Mark Story

5 reasons fans can get their hopes up about UK football in 2016

Kentucky nose guard Matt Elam celebrated with UK fans after the Wildcats rallied to beat South Carolina, 45-38, at Commonwealth Stadium in 2014.
Kentucky nose guard Matt Elam celebrated with UK fans after the Wildcats rallied to beat South Carolina, 45-38, at Commonwealth Stadium in 2014.

The late Cawood Ledford used to say Kentucky Wildcats football backers were their own worst enemy.

What the iconic, long-time radio voice of UK sports meant was that Cats fans were so willing to keep buying season tickets on the hope of better days ahead that they removed any financial incentive for the university to build a winning program.
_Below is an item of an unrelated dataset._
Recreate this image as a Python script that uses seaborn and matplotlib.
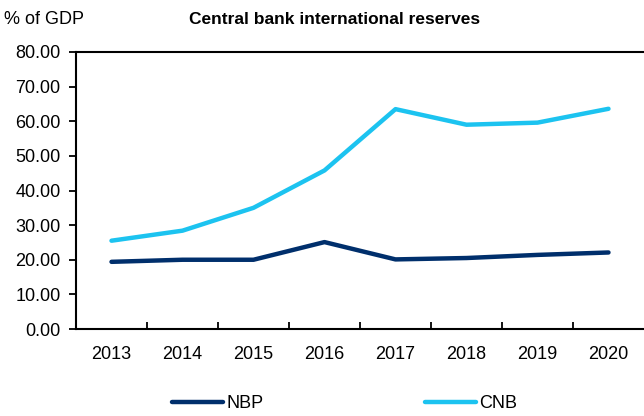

Those days, clearly, are no more. The Herald-Leader’s Jennifer Smith reported 10 days ago that UK football season ticket sales were lagging behind last year’s number (38,658) by some 14 percent.

Rather than irrational exuberance, many UK backers in 2016 seem to have adopted a fatalistic pessimism about Wildcats football that is wholly resistant to even reality-based forms of optimism.

Which is too bad. On the week when Mark Stoops will begin his fourth season as UK head man, there are some viable reasons to believe 2016 could break Kentucky’s way.

Facing new head coaches

Kentucky will play five foes this season who have first-year head coaches — Southern Mississippi, South Carolina, Missouri, Georgia and Austin Peay.

Catching so many foes in seasons of coaching transition could — should — create some opportunities for the Cats.

Facing new QBs

UK will play six teams this season — Florida, South Carolina, Alabama, Mississippi State, Georgia and Austin Peay — who are expected to have a different first-string quarterback than the one who started the preponderance of games in 2015. At least two other foes, Vanderbilt and Missouri, have returning QBs who are still seeking to prove themselves as starters.

If nothing else, all the unproven quarterbacks Kentucky will face this season balances out the fact UK itself enters 2016 without a proven QB.

The recruiting averages

Using an average of the Rivals.com team recruiting rankings, Kentucky’s four recruiting classes under Stoops have averaged a national rating of 27.5.

Among the perceived “swing opponents” on the UK schedule, that trails South Carolina (19.8) — a team UK has beaten two years in a row on the field — but it compares favorably with Mississippi State (26), Louisville (36.3), Missouri (37) and Vanderbilt (42.5).

(A rivalry disclaimer: several of U of L’s difference-making players are transfers from other Division I schools and not, therefore, reflected in the recruiting rankings.)

So if you put stock in the recruiting stars, Kentucky should be well equipped in 2016 to compete in the games whose outcomes will all but certainly determine whether or not UK goes bowling for the first time since 2010.

Schedule favorability

On paper, Kentucky’s 2016 schedule appears more difficult than 2015’s.

UK is going from eight home games to seven. Rather than a home matchup against what turned out to be a highly mediocre Auburn, Kentucky will travel to Tuscaloosa to face defending national champion Alabama.

Yet, in a sense, the 2016 schedule might actually be more favorable for UK’s bowl aspirations than was last year’s. Of the four SEC games that Kentucky has the best chance to win, three — South Carolina, Vanderbilt and Mississippi State — will be at Commonwealth Stadium (Missouri is on the road).

For that matter, the SEC power UK would seem to have the best chance to upset in 2016, Georgia, will travel to Lexington.

Since Stoops came to Kentucky, the Bulldogs have been whacking the Cats (by a combined 149-51). However, in 2016, Georgia has a new head coach in Kirby Smart and is expected to start true freshman Jacob Eason at QB.

The last time the Cats beat the Dawgs at Commonwealth Stadium in 2006 came when Georgia started a freshman quarterback (Matthew Stafford) and paid for it with an SEC road loss.

New offensive brain trust

In Eddie Gran and Darin Hinshaw, Stoops is on his third and fourth offensive coordinators in his four seasons as Kentucky’s head man.

The new guys give off a vibe of knowing what they are doing. Last year at Cincinnati, the offense that Gran and Hinshaw oversaw was sixth in the nation in passing offense (359.9 yards a game) and sixth in total offense (537.7 yards a game).

If you say “but that wasn’t against SEC defenses,” fine.

The pro-style attack from multiple formations with an up-tempo pace that Gran/Hinshaw use was employed at Tennessee in 2012 by offensive coordinator Jim Chaney. That year at UT, the system averaged 36.2 points and 467 yards per game.

Put it all together, at least a little of that old-time, reflexive UK football fan optimism would not seem misplaced.